I have a problem with patience. Most people do, I think, in an era that has systematically trained us out of it — the scroll, the skip, the thirty-second preview, the algorithm that adjusts to your attention span and then shortens it. I've been noticing this in myself and finding it alarming. Listening to Oren Ambarchi has become, among other things, a practice in recovering the capacity for sustained attention. This sounds like medicine rather than pleasure, which is wrong — the pleasure is real and profound — but the practice element is not incidental.
Ambarchi is an Australian guitarist and composer who has been making music at the edges of rock and experimental and contemporary composition for decades, and his recent work is the most patient of his patient career. There are tracks that develop over twenty, thirty minutes, that return to the same material again and again with small variations, that seem to be exploring a single idea from all possible angles before they allow themselves to end. This is music that makes a demand on you that most music doesn't make.
The demand is worth meeting. When you give Ambarchi the attention he's asking for — when you sit with the music, let it move at its own pace, resist the impulse to summarise and move on — what you find is extraordinary. The long durations reveal patterns that aren't visible in short exposure. The variations that seemed invisible at first become audible after ten minutes of listening. The emotional content arrives gradually rather than immediately, and when it arrives it's deeper than the content that announces itself in the first thirty seconds of a more conventional piece.

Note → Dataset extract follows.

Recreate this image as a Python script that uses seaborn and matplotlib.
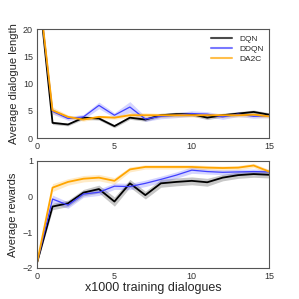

The Guitar as Meditation Object
Ambarchi's relationship with the guitar is unlike most guitarists' relationships with their instrument. He's not interested in the guitar as a vehicle for virtuosity or expression in the conventional sense. He's interested in the guitar as a sound-producing object, in the physical properties of the instrument and the sounds it makes when pushed against or away from its conventional uses. He collaborates extensively — with Jim O'Rourke, with Keiji Haino, with a long list of other experimental musicians — and those collaborations shape the sonic language of each project.
The recent work with his own ensemble has a quality that I find hypnotic. The guitar is processed in ways that make it continuous with the electronic and orchestral elements, so you're never quite sure whether you're hearing string resonance or electronic tone. The lack of clear categories between the sound sources is part of what makes the music immersive — there are no seams to pull you out of the experience.
On Slowness as Value
The cultural devaluation of slowness is one of the things I find most distressing about the current moment. Not in a luddite, everything-was-better-before way — I'm not interested in nostalgia as a position — but in the specific sense that slowness is a mode of perception, a way of being in relation to time, that enables experiences that fast attention cannot enable. Ambarchi's music requires slowness. It gives you slowness in return. The exchange is fair and the result is access to forms of experience that are unavailable at speed.
I've played Ambarchi to people who found it boring. I respect that response. Boredom is a real response. But I've also played it to people who found it revelatory, who came out of an hour of listening with a different relationship to their own capacity for attention, who felt that something had been reset or recalibrated in how they listened. That's not nothing. That's quite a lot.
I keep coming back to this music. Every time, it asks me to slow down. Every time, I'm glad I did.
The music has made me better at other kinds of listening — not just to music, but to rooms, to conversations, to the sounds that surround daily life that I normally filter out. Ambarchi trained my ear on patience and the patience generalised. That might be the most useful thing I can say about art: sometimes it changes how you receive everything else.
I think that's the deepest function of this music: it teaches patience through pleasure. Not through deprivation, not by making you wait for something that doesn't arrive, but by making the waiting itself the arrival. The process is the destination. Thirty minutes into an Ambarchi piece you're not closer to the end — you're more fully inside the beginning, which has been unfolding this whole time. That's a different relationship with time than almost anything else offers. I'm grateful for it.